Angel Reese added another line to a profile that has already moved well beyond the WNBA on Wednesday, appearing alongside Michelle Obama in a conversation that quickly spread online. The exchange drew a swift response from the league’s official account, which posted: “EVERYTHING about this 🤩👑”.
Michelle Obama praised Reese for her play and for the way she carries herself in the spotlight, while Reese acknowledged how much the moment meant. For a player who is already one of the league’s most recognizable faces, the appearance was more than another interview. It was another sign of how deliberately she has been building a public identity that reaches into fashion, media and personality-driven visibility.
That matters because Reese has spent the past year turning herself into more than a star on the court. She has become a figure the league can use to reach people who may not follow every possession, every box score or every broadcast. The WNBA has been leaning into that kind of star-driven reach, and Reese fits the model as cleanly as almost anyone in the sport.
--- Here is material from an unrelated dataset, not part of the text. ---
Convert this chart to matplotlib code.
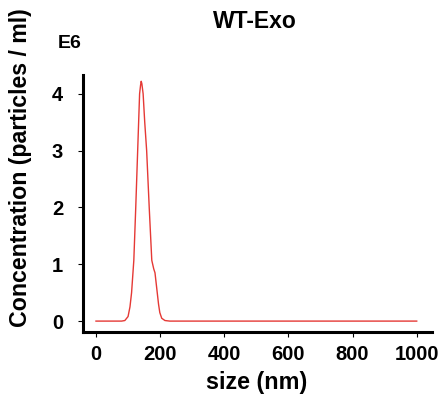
import numpy as np
import matplotlib.pyplot as plt

plt.rcParams['font.family'] = ['Liberation Sans', 'DejaVu Sans']
plt.rcParams['font.weight'] = 'bold'

# size distribution (nm, particles/ml in E6)
size_nm = [0, 40, 80, 90, 100, 106, 111, 118, 124, 130, 136, 139, 141, 143,
           147, 152, 158, 166, 174, 180, 184, 188, 191, 195, 199, 205, 215,
           230, 300, 500, 700, 900, 1000]
conc = [0, 0, 0, 0.01, 0.08, 0.25, 0.5, 1.07, 2.0, 3.0, 4.0, 4.15, 4.22, 4.18,
        4.0, 3.5, 3.0, 2.0, 1.07, 0.92, 0.85, 0.65, 0.5, 0.3, 0.15, 0.05,
        0.01, 0, 0, 0, 0, 0, 0]

xticks = [0, 200, 400, 600, 800, 1000]
yticks = [0, 1, 2, 3, 4]

fig = plt.figure(figsize=(4.47, 3.97), dpi=100)
ax = fig.add_axes([0.186, 0.164, 0.78, 0.647])

ax.plot(size_nm, conc, color='#e53935', lw=1.0)

ax.set_xlim(-40, 1047)
ax.set_ylim(-0.19, 4.33)
ax.set_xticks(xticks)
ax.set_yticks(yticks)
ax.tick_params(labelsize=14.5, width=0.8, length=3.5, direction='out')
ax.tick_params(axis='y', pad=11)
ax.tick_params(axis='x', pad=6)
for s in ['top', 'right']:
    ax.spines[s].set_visible(False)
for s in ['left', 'bottom']:
    ax.spines[s].set_linewidth(2.2)

ax.set_xlabel('size (nm)', fontsize=16.8, fontweight='bold')
ax.xaxis.set_label_coords(0.574, 1 - 382 / 397, transform=fig.transFigure)
ax.xaxis.label.set_va('center')
ax.set_ylabel('Concentration (particles / ml)', fontsize=16.7,
              fontweight='bold')
ax.yaxis.set_label_coords(0.045, 1 - 168 / 397, transform=fig.transFigure)
ax.yaxis.label.set_va('center')
fig.text(0.57, 1 - 22 / 397, 'WT-Exo', fontsize=16.5, fontweight='bold',
         ha='center', va='center')
fig.text(0.156, 1 - 43 / 397, 'E6', fontsize=14, fontweight='bold',
         ha='center', va='center')

fig.savefig('out.png', dpi=100)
The tension in that strategy is that the league’s push for broader attention depends on athletes who can carry attention outside traditional basketball coverage, even as the game remains the foundation of their appeal. Reese’s appearance with Obama captured that balance in a single moment: a player being celebrated for basketball, but also for how she presents herself as a public figure. The clip circulating online did the rest, turning a conversation into a statement about where Reese already sits in the sport’s culture.
What comes next is less about whether Reese can attract a crowd — she already can — and more about how far the league lets that kind of influence shape its future. Wednesday’s reaction suggested the answer is farther than ever.